Mountain America's insistence on doing another credit inquiry is just beyond stupid. If you've already have an account with a financial institution, you've already been vetted.

This and the fact that they doubled their EWP in 2014 have made me rethink whether or not I want to remain a member of this credit union.
hank
hank   |     |   Comment #15
I am getting close to retirement but not there. I missed out on a cd at veridian a few months ago because it took me to long to unfreeze the account, but you are correct that it does rely on the provider of credit doing the proper procedures which they may not always do
gregk
gregk   |     |   Comment #5
Market leader as this might be now the bar has risen considerably over the last few months, and even a 3% 5 year CD probably wouldn't get my money. Trump is just such an erratic character, and the economic consequences of any of his scatterbrained ideas being enacted so unpredictable, that it's difficult making any longer term decisions in this kind of environment.  Someone might say that over the last decade or so you've never gone wrong grabbing a deal like this one when investable funds have been available, - that waiting for the higher rates that never came has been a losing strategy, and the small uptick in rates we've seen over the last few months is hardly a trend guaranteed to continue, so take what you can get now without the worries of regret that unrealistic fantasies might induce.  But I'm wary of such logic.  At the very least many signs point to at least a short-term period of higher rates, that is until Trump's lunacies are seen for what they are, and my own intention is to wait until deep into the summer before committing myself.  This is a small stakes game we play here in any case, so no decisions are really fateful, - but if we get two Fed hikes by then (and the head of steam they'd represent) plus a dose of inflation I believe 3.50% for 5 years would very much be expected, - in which case the 2.75% that looks so good now (and even Andrews' 3% trick a few months ago) will be seen as an impulse that should have been resisted.
jimbeau
jimbeau   |     |   Comment #7
I've given-up on listening to anyone's predictions on interest or inflation rates.

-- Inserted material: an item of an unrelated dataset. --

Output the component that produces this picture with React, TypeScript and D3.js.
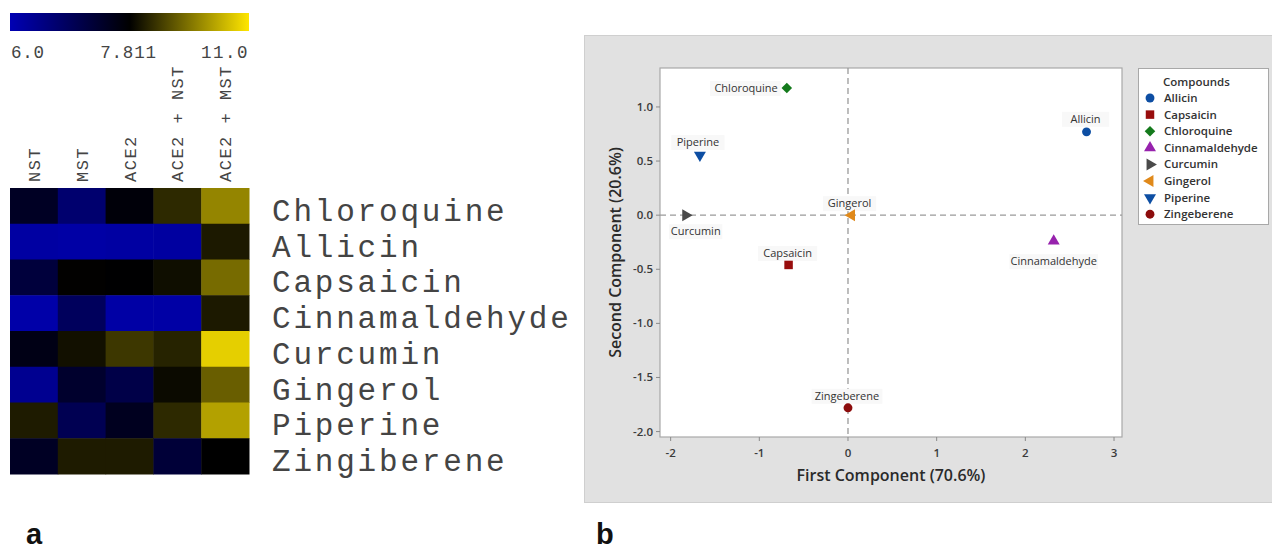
import React from "react";
import * as d3 from "d3";

// ---------- Heatmap data (panel a) ----------
const conditions = ["NST", "MST", "ACE2", "ACE2 + NST", "ACE2 + MST"];
const compoundsHeat = [
  "Chloroquine",
  "Allicin",
  "Capsaicin",
  "Cinnamaldehyde",
  "Curcumin",
  "Gingerol",
  "Piperine",
  "Zingiberene",
];
const chloroquineRow = [7.45, 6.7, 7.72, 8.38, 9.66];
const allicinRow = [6.18, 6.15, 6.18, 6.2, 8.16];
const capsaicinRow = [7.21, 7.83, 7.8, 8.0, 9.3];
const cinnamaldehydeRow = [6.12, 6.89, 6.15, 6.15, 8.16];
const curcuminRow = [7.6, 8.03, 8.58, 8.29, 10.68];
const gingerolRow = [6.36, 7.36, 7.09, 7.95, 9.12];
const piperineRow = [8.19, 6.99, 7.5, 8.38, 10.05];
const zingibereneRow = [7.45, 8.19, 8.19, 7.25, 7.81];
const heatRows = [
  chloroquineRow,
  allicinRow,
  capsaicinRow,
  cinnamaldehydeRow,
  curcuminRow,
  gingerolRow,
  piperineRow,
  zingibereneRow,
];
const colorStops = [6.0, 7.811, 11.0];
const colorStopLabels = ["6.0", "7.811", "11.0"];

// ---------- PCA data (panel b) ----------
const pcaCompounds = [
  "Allicin",
  "Capsaicin",
  "Chloroquine",
  "Cinnamaldehyde",
  "Curcumin",
  "Gingerol",
  "Piperine",
  "Zingeberene",
];
const firstComponent = [2.69, -0.67, -0.69, 2.32, -1.83, 0.04, -1.67, 0.0];
const secondComponent = [0.77, -0.46, 1.175, -0.24, 0.0, 0.0, 0.555, -1.78];
const xTicks = [-2, -1, 0, 1, 2, 3];
const yTicks = [1.0, 0.5, 0.0, -0.5, -1.0, -1.5, -2.0];

// ---------- styles ----------
const markerStyle: Record<string, { shape: string; color: string }> = {
  Allicin: { shape: "circle", color: "#0d4ea3" },
  Capsaicin: { shape: "square", color: "#980d0d" },
  Chloroquine: { shape: "diamond", color: "#147a1c" },
  Cinnamaldehyde: { shape: "up", color: "#9722ad" },
  Curcumin: { shape: "right", color: "#4a4a4a" },
  Gingerol: { shape: "left", color: "#e0891a" },
  Piperine: { shape: "down", color: "#0d4ea3" },
  Zingeberene: { shape: "circle", color: "#8c0c0c" },
};
const labelPlacement: Record<string, { dx: number; dy: number; anchor: string }> = {
  Allicin: { dx: -1, dy: -9, anchor: "middle" },
  Capsaicin: { dx: -1, dy: -8, anchor: "middle" },
  Chloroquine: { dx: -9, dy: 4, anchor: "end" },
  Cinnamaldehyde: { dx: 0, dy: 24, anchor: "middle" },
  Curcumin: { dx: 10, dy: 20, anchor: "middle" },
  Gingerol: { dx: -2, dy: -8, anchor: "middle" },
  Piperine: { dx: -2, dy: -9, anchor: "middle" },
  Zingeberene: { dx: -1, dy: -8, anchor: "middle" },
};

function symbolPath(shape: string): { d: string; rot: number } {
  const tri = d3.symbol().type(d3.symbolTriangle).size(62)();
  switch (shape) {
    case "circle":
      return { d: d3.symbol().type(d3.symbolCircle).size(62)()!, rot: 0 };
    case "square":
      return { d: d3.symbol().type(d3.symbolSquare).size(72)()!, rot: 0 };
    case "diamond":
      return { d: d3.symbol().type(d3.symbolSquare).size(56)()!, rot: 45 };
    case "up":
      return { d: tri!, rot: 0 };
    case "down":
      return { d: tri!, rot: 180 };
    case "right":
      return { d: tri!, rot: 90 };
    case "left":
      return { d: tri!, rot: -90 };
  }
  return { d: "", rot: 0 };
}

const MONO = "'Courier New', 'Liberation Mono', monospace";
const SANS = "'Open Sans', 'Noto Sans', sans-serif";

export default function App() {
  // ---- heatmap geometry ----
  const hx0 = 10, hx1 = 249, hy0 = 188, hy1 = 474;
  const xBand = d3.scaleBand().domain(conditions).range([hx0, hx1]);
  const yBand = d3.scaleBand().domain(compoundsHeat).range([hy0, hy1]);
  const color = d3
    .scaleLinear<string>()
    .domain(colorStops)
    .range(["#0000b4", "#000000", "#ffe600"])
    .clamp(true);

  // ---- PCA geometry ----
  const px0 = 660, px1 = 1122, py0 = 68, py1 = 437;
  const xs = d3.scaleLinear().domain([-2.12, 3.09]).range([px0, px1]);
  const ys = d3.scaleLinear().domain([1.36, -2.05]).range([py0, py1]);

  const legX = 1138, legY = 68, legW = 130, legH = 156;

  return (
    <div style={{ position: "absolute", left: 0, top: 0 }}>
      <svg width={1272} height={553} style={{ display: "block", background: "#fff" }}>
        <defs>
          <linearGradient id="cbar" x1="0" x2="1" y1="0" y2="0">
            <stop offset="0" stopColor={color(colorStops[0])} />
            <stop offset="0.5" stopColor={color(colorStops[1])} />
            <stop offset="1" stopColor={color(colorStops[2])} />
          </linearGradient>
        </defs>

        {/* ===== Panel a ===== */}
        <rect x={hx0} y={13} width={hx1 - hx0} height={18} fill="url(#cbar)" />
        {colorStopLabels.map((t, i) => (
          <text
            key={t}
            x={i === 0 ? hx0 + 1 : i === 1 ? 128.5 : hx1}
            y={58}
            textAnchor={i === 0 ? "start" : i === 1 ? "middle" : "end"}
            fontFamily={MONO}
            fontSize={17.5}
            letterSpacing={i === 2 ? 1.5 : 0.8}
            fill="#444"
          >
            {t}
          </text>
        ))}
        {conditions.map((c) => {
          const cx = xBand(c)! + xBand.bandwidth() / 2;
          return (
            <text
              key={c}
              transform={`translate(${cx + 6},182) rotate(-90)`}
              fontFamily={MONO}
              fontSize={17}
              letterSpacing={1.5}
              fill="#444"
            >
              {c}
            </text>
          );
        })}
        {heatRows.map((row, ri) =>
          row.map((v, ci) => (
            <rect
              key={`${ri}-${ci}`}
              x={xBand(conditions[ci])!}
              y={yBand(compoundsHeat[ri])!}
              width={xBand.bandwidth() + 0.5}
              height={yBand.bandwidth() + 0.5}
              fill={color(v)}
            />
          ))
        )}
        {compoundsHeat.map((c) => (
          <text
            key={c}
            x={272}
            y={yBand(c)! + yBand.bandwidth() / 2 + 15}
            fontFamily={MONO}
            fontSize={31}
            letterSpacing={2.8}
            fill="#444"
          >
            {c}
          </text>
        ))}

        {/* ===== Panel b ===== */}
        <rect x={584.5} y={35.5} width={700} height={467} fill="#e1e1e1" stroke="#cfcfcf" />
        <rect x={px0} y={py0} width={px1 - px0} height={py1 - py0} fill="#fff" stroke="#a8a8a8" strokeWidth={1.2} />
        {/* reference lines */}
        <line x1={xs(0)} x2={xs(0)} y1={py0} y2={py1} stroke="#9a9a9a" strokeWidth={1.3} strokeDasharray="6,4" />
        <line x1={px0} x2={px1} y1={ys(0)} y2={ys(0)} stroke="#9a9a9a" strokeWidth={1.3} strokeDasharray="6,4" />
        {/* y axis */}
        {yTicks.map((t) => (
          <g key={`y${t}`}>
            <line x1={px0 - 4} x2={px0} y1={ys(t)} y2={ys(t)} stroke="#8a8a8a" />
            <text x={px0 - 7} y={ys(t) + 4} textAnchor="end" fontFamily={SANS} fontSize={11.5} fontWeight={600} fill="#3a3a3a">
              {t.toFixed(1)}
            </text>
          </g>
        ))}
        {/* x axis */}
        {xTicks.map((t) => (
          <g key={`x${t}`}>
            <line x1={xs(t)} x2={xs(t)} y1={py1} y2={py1 + 4} stroke="#8a8a8a" />
            <text x={xs(t)} y={py1 + 20} textAnchor="middle" fontFamily={SANS} fontSize={11.5} fontWeight={600} fill="#3a3a3a">
              {String(t)}
            </text>
          </g>
        ))}
        <text
          x={(px0 + px1) / 2}
          y={481}
          textAnchor="middle"
          fontFamily={SANS}
          fontWeight={600}
          fontSize={16}
          fill="#2a2a2a"
        >
          First Component (70.6%)
        </text>
        <text
          transform={`translate(621,${(py0 + py1) / 2}) rotate(-90)`}
          textAnchor="middle"
          fontFamily={SANS}
          fontWeight={600}
          fontSize={16}
          fill="#2a2a2a"
        >
          Second Component (20.6%)
        </text>

        {/* points + labels */}
        {pcaCompounds.map((name, i) => {
          const x = xs(firstComponent[i]);
          const y = ys(secondComponent[i]);
          const st = markerStyle[name];
          const sp = symbolPath(st.shape);
          const lp = labelPlacement[name];
          const approxW = name.length * 5.9 + 6;
          const lx = x + lp.dx;
          const ly = y + lp.dy;
          const bx = lp.anchor === "end" ? lx - approxW + 3 : lx - approxW / 2;
          return (
            <g key={name}>
              <rect x={bx} y={ly - 11} width={approxW} height={15} fill="#f8f8f8" />
              <text x={lx} y={ly} textAnchor={lp.anchor} fontFamily={SANS} fontSize={11} fill="#333">
                {name}
              </text>
              <path d={sp.d} transform={`translate(${x},${y}) rotate(${sp.rot})`} fill={st.color} />
            </g>
          );
        })}

        {/* legend */}
        <rect x={legX + 0.5} y={legY + 0.5} width={legW} height={legH} fill="#fff" stroke="#a8a8a8" />
        <text x={1163} y={86} fontFamily={SANS} fontSize={11.5} fontWeight={600} fill="#333">
          Compounds
        </text>
        {pcaCompounds.map((name, i) => {
          const cy = 98 + i * 16.6;
          const st = markerStyle[name];
          const sp = symbolPath(st.shape);
          return (
            <g key={`leg${name}`}>
              <path d={sp.d} transform={`translate(1150,${cy}) rotate(${sp.rot})`} fill={st.color} />
              <text x={1164} y={cy + 4} fontFamily={SANS} fontSize={11.5} fontWeight={600} fill="#333">
                {name}
              </text>
            </g>
          );
        })}

        {/* panel letters */}
        <text x={26} y={544} fontFamily="'Liberation Sans', Arial, sans-serif" fontWeight={700} fontSize={29} fill="#111">
          a
        </text>
        <text x={596} y={544} fontFamily="'Liberation Sans', Arial, sans-serif" fontWeight={700} fontSize={29} fill="#111">
          b
        </text>
      </svg>
    </div>
  );
}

My goal is to have my average CD rate break even with inflation. The trailing inflation rate for the last 12 months has been around 2.1% (CPI-U). So, with you have to go out to 4-5 year CDs to break even (ignoring specials).

The other thing that I watch it the yield to maturity for 5 year TIPS. If the YTM on them goes positive, I try to purchase some of these each year as a pure inflation hedge. They were negative pretty much all of last year.

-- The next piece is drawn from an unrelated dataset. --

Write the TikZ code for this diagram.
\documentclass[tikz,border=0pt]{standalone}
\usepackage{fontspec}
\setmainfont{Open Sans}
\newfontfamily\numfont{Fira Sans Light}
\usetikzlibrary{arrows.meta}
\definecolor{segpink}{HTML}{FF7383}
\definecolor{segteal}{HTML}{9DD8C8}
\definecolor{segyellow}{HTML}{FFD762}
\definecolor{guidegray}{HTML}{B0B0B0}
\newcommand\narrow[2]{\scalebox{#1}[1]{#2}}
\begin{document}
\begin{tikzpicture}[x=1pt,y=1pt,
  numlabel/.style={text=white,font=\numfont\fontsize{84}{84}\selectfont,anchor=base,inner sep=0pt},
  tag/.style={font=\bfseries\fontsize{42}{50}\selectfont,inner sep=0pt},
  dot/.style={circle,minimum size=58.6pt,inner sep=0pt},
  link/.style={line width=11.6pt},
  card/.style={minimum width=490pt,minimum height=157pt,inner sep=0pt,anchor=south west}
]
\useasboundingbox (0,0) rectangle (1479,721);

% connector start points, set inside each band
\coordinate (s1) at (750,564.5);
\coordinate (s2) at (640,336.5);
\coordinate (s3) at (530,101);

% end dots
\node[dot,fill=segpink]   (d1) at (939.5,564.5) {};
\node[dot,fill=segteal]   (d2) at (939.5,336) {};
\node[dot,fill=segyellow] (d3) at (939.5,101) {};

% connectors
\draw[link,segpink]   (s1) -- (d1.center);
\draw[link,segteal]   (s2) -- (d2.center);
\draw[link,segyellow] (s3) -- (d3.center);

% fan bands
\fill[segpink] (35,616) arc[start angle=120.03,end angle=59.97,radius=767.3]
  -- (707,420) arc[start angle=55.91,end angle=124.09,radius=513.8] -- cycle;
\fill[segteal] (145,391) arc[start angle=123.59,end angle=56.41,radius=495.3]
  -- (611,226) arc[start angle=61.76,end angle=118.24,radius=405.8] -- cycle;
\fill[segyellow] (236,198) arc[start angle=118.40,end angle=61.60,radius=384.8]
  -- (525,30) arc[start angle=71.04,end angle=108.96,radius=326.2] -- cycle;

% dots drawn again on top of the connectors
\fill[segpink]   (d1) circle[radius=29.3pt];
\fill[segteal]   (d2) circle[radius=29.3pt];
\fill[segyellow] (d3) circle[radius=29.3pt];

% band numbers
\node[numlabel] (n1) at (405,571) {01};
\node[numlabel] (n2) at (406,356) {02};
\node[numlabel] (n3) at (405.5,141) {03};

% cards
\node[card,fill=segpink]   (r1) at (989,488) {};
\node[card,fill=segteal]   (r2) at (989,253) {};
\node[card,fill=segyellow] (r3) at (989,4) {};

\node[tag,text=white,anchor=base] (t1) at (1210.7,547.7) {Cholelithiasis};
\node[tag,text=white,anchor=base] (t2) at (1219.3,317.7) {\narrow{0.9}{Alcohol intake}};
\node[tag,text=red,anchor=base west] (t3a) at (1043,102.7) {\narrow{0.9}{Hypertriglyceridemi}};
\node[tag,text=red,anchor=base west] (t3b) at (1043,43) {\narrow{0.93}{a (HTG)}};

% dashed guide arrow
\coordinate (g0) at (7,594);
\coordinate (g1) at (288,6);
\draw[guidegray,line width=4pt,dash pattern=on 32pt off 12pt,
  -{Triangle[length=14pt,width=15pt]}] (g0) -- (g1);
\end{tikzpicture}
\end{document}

Right now, the YTM is actually negative. That plus deflation made TIPS dogs in 2016. For the last five years, TIPS have yielded around 1.3%. That's breaking even with inflation the hard way.

The good thing about TIPS is that if you purchase them at or below par and hold them to maturiy, you can't lose principal. The bad thing is even with the paltry interest rates of the last few year's CD's have beat TIPS handily.

I'm old enough to remember runaway inflation. So, there's always the fear in the back of my head that it'll come back and eat my retirement nest egg thru lost purchasing power.

If interest rates go up and force the YTM of 5 year TIPS positive, I'll purchase more TIPS and iBonds to protect against the possibility of inflation outrunning interest rates.
dollarsncents
dollarsncents   |     |   Comment #8
I never put much credence in anybody's "predictions", particularly on an internet blog. No matter what the future "may" look like, in today's unpredictable world, it can change drastically overnight. We all have our own thoughts and do our best to plan accordingly.

Getting back to Mountain America CU's 5yr CD offering, I think it's good. However I quit chasing CD rates offered by CUs. Four memberships is already more than I care for.
Rickny
Rickny   |     |   Comment #14
I agree. A lot more effort to open CDS and become a member and having that small share account in place. I do have to state that Penfed has a 5 minute process to open CDS once your a member but theyes are no longer leading the pack. Maybe Penfed will by Melrose :).
spentcattle
spentcattle   |     |   Comment #12
What do you think the fed funds rate would have to be to get 4% again in five year Cd's?
  |     |   Comment #10
If this had a six month penalty the bump factor would make it a bit of a no brainer I believe.
spentcattle
spentcattle   |     |   Comment #11
I think if this one had a six month penalty with the bump feature it would be a bit of a no brainer
outtempster
outtempster   |     |   Comment #19
yeah, penalty is 1 year. doesn't seem a good deal for me...
Rickny
Rickny   |     |   Comment #21
Agree. Just seems like a hassle to open a new account at any institution especially Crefit Unions. Also, they all have different requirements like credit pulls and acceptable identification. Easier to cross the boarder than open a CD
outtempster
outtempster   |     |   Comment #16
Ken, when you say "American Credit Council" in your article, the link shows American Consumer Council. Do you actually mean "American Consumer Council"?
Rickny
Rickny   |     |   Comment #18
Click on the link you are right.
Ken Tumin
Ken Tumin   |     |   Comment #22
That was a typo. It's now fixed. Thanks!
Bozo
Bozo   |     |   Comment #23
The MACU Membership Agreement sets forth the EWPs for non-IRA CDs, but is somewhat unclear as to IRA CDs. It incorporates by reference a separate IRA Disclosure, but (try as I did) I could not find it. I was looking for any EWP waivers for partial withdrawals for folks over 59 1/2, or in RMD territory. Anybody have any information to share? I'm attempting to compile a more thorough list of financial institutions which permit exceptions to the EWP for partial withdrawals from IRA CDs (my recent posts refer).

Last year, I stumbled upon a local credit union (Patelco) which offers the perquisite totally by accident. I was considering transferring a maturing IRA CD to Patelco, pulled up the Members' Handbook, and was surprised to find the EWP waiver for folks over 59 1/2 with IRA CDs. This waiver (at Patelco) actually went further than others, and apparently allows both complete or partial withdrawals for folks over 59 1/2 with no EWP. I verified this with the local Patelco office manager.

Bottom-line Analysis. Presumably, I could walk into Patelco tomorrow, withdraw $200K or so from the 5-yr IRA CD without any EWP, get a check, and then have 60 days to decide where I wanted to re-invest the proceeds. While I could do this only once every 365 days, per IRS rules, it seems like a no-brainer.